◆ AIM OF THE EXERCISE:
In the lines below, output everything from the first line through the line containing "vGrad('orangeGrad', '#f9cbb0', '#f4ae88')" exactly as it is. Pictures are not part of the output.

** START **

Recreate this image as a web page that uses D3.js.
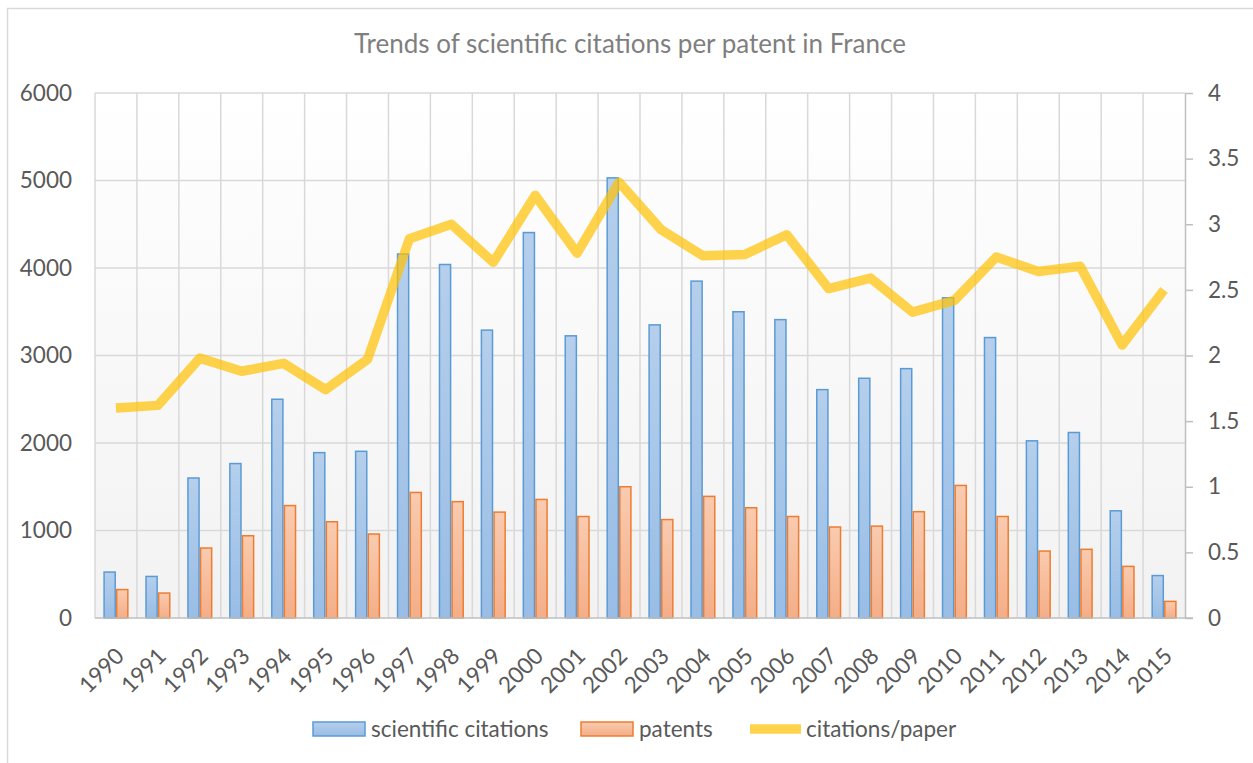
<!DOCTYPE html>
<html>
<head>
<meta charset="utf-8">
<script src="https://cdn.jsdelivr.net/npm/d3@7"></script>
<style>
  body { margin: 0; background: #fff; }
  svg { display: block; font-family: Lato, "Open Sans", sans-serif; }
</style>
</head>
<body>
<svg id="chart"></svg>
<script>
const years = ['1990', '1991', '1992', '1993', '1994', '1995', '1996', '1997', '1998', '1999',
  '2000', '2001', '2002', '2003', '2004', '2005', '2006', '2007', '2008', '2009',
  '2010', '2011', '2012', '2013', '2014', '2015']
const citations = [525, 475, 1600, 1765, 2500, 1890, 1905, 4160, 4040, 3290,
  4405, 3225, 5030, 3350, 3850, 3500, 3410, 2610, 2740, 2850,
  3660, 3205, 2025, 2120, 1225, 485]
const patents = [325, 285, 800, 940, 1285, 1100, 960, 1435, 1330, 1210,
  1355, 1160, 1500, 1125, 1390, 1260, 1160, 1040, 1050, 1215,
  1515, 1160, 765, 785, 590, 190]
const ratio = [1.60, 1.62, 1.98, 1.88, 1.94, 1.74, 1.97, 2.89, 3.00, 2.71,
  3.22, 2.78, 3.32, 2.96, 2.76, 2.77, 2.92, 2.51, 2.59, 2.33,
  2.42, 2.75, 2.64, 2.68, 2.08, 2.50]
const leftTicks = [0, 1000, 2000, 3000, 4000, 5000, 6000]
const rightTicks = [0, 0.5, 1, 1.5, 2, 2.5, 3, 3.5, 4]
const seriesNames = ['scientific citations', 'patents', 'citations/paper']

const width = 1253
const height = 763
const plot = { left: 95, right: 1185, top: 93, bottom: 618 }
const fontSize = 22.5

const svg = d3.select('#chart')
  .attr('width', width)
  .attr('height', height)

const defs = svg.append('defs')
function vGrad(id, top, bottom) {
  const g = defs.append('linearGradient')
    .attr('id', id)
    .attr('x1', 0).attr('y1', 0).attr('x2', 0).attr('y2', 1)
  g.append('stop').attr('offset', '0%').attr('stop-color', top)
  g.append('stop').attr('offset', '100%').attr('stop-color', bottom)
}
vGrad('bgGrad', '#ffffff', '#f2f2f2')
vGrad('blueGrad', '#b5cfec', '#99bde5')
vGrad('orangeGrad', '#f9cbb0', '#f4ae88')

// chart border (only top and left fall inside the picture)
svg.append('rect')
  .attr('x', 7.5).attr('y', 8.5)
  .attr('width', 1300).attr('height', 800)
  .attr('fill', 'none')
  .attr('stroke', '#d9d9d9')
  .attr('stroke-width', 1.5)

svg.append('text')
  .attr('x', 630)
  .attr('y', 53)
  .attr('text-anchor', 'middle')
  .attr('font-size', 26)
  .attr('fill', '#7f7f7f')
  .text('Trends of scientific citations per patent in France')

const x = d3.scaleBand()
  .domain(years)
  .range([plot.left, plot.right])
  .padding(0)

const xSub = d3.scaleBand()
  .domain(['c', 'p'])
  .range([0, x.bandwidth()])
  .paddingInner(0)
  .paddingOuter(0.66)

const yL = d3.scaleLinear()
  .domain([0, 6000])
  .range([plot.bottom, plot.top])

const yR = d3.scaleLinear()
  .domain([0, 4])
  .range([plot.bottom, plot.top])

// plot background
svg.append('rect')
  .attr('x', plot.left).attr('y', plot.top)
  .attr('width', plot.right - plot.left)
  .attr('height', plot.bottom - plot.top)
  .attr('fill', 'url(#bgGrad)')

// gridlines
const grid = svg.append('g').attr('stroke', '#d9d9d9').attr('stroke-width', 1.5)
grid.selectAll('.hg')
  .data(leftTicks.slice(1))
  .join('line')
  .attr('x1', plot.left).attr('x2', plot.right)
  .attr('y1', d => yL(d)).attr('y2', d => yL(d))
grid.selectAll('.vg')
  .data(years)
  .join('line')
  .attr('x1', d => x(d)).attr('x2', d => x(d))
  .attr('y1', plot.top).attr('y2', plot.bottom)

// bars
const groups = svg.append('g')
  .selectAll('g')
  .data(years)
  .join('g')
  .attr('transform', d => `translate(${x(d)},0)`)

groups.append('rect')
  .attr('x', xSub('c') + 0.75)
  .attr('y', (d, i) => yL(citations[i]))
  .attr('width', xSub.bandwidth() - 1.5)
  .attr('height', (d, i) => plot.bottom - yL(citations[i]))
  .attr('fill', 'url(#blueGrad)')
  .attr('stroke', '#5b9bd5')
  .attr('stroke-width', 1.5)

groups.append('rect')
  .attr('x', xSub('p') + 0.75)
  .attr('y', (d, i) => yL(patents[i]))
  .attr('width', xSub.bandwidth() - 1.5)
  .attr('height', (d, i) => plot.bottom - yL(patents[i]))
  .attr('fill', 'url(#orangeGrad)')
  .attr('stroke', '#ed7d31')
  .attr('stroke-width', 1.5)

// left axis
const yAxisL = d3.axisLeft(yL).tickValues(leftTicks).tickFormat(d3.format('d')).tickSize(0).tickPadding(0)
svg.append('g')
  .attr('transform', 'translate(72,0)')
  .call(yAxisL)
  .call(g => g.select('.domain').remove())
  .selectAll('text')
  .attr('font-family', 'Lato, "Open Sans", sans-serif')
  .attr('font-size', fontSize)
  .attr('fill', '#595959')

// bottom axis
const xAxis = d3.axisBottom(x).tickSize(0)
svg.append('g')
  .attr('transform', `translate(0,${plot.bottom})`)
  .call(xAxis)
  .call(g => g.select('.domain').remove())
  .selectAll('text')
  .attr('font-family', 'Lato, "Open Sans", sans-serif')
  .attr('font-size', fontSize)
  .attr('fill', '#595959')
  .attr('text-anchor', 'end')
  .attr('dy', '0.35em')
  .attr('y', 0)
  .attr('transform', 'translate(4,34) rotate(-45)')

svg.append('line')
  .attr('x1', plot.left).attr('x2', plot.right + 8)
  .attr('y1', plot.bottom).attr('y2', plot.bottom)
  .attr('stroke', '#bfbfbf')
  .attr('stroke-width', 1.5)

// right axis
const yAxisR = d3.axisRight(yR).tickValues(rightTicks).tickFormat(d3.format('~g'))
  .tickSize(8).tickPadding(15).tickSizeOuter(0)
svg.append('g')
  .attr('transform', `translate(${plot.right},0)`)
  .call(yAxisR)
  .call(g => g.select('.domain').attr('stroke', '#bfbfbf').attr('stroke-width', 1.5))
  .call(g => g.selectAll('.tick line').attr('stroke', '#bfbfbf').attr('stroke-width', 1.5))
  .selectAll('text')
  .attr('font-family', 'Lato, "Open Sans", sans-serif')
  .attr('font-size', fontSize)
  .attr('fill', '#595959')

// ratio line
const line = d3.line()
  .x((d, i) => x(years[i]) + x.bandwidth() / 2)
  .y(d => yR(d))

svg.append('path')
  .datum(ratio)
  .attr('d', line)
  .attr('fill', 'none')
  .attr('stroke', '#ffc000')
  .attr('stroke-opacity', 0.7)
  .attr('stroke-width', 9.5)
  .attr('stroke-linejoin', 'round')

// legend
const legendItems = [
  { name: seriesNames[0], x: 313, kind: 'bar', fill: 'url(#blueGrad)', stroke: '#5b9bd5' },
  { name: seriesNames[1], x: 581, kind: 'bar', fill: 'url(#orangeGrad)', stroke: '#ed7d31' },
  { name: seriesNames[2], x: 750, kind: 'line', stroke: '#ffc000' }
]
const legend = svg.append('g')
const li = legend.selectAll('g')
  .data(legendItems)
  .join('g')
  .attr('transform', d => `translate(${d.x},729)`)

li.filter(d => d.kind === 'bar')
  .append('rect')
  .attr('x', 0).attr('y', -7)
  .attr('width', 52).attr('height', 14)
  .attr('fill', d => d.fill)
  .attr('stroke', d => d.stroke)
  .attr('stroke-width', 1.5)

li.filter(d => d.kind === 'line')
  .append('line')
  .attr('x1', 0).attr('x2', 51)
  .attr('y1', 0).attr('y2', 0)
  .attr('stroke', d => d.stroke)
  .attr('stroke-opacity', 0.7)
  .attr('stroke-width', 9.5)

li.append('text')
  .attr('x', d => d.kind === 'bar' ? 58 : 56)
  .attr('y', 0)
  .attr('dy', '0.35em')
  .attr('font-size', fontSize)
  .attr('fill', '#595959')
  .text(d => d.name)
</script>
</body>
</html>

** END **

◆ ANSWER FOR THE TASK:
Recreate this image as a web page that uses D3.js.
<!DOCTYPE html>
<html>
<head>
<meta charset="utf-8">
<script src="https://cdn.jsdelivr.net/npm/d3@7"></script>
<style>
  body { margin: 0; background: #fff; }
  svg { display: block; font-family: Lato, "Open Sans", sans-serif; }
</style>
</head>
<body>
<svg id="chart"></svg>
<script>
const years = ['1990', '1991', '1992', '1993', '1994', '1995', '1996', '1997', '1998', '1999',
  '2000', '2001', '2002', '2003', '2004', '2005', '2006', '2007', '2008', '2009',
  '2010', '2011', '2012', '2013', '2014', '2015']
const citations = [525, 475, 1600, 1765, 2500, 1890, 1905, 4160, 4040, 3290,
  4405, 3225, 5030, 3350, 3850, 3500, 3410, 2610, 2740, 2850,
  3660, 3205, 2025, 2120, 1225, 485]
const patents = [325, 285, 800, 940, 1285, 1100, 960, 1435, 1330, 1210,
  1355, 1160, 1500, 1125, 1390, 1260, 1160, 1040, 1050, 1215,
  1515, 1160, 765, 785, 590, 190]
const ratio = [1.60, 1.62, 1.98, 1.88, 1.94, 1.74, 1.97, 2.89, 3.00, 2.71,
  3.22, 2.78, 3.32, 2.96, 2.76, 2.77, 2.92, 2.51, 2.59, 2.33,
  2.42, 2.75, 2.64, 2.68, 2.08, 2.50]
const leftTicks = [0, 1000, 2000, 3000, 4000, 5000, 6000]
const rightTicks = [0, 0.5, 1, 1.5, 2, 2.5, 3, 3.5, 4]
const seriesNames = ['scientific citations', 'patents', 'citations/paper']

const width = 1253
const height = 763
const plot = { left: 95, right: 1185, top: 93, bottom: 618 }
const fontSize = 22.5

const svg = d3.select('#chart')
  .attr('width', width)
  .attr('height', height)

const defs = svg.append('defs')
function vGrad(id, top, bottom) {
  const g = defs.append('linearGradient')
    .attr('id', id)
    .attr('x1', 0).attr('y1', 0).attr('x2', 0).attr('y2', 1)
  g.append('stop').attr('offset', '0%').attr('stop-color', top)
  g.append('stop').attr('offset', '100%').attr('stop-color', bottom)
}
vGrad('bgGrad', '#ffffff', '#f2f2f2')
vGrad('blueGrad', '#b5cfec', '#99bde5')
vGrad('orangeGrad', '#f9cbb0', '#f4ae88')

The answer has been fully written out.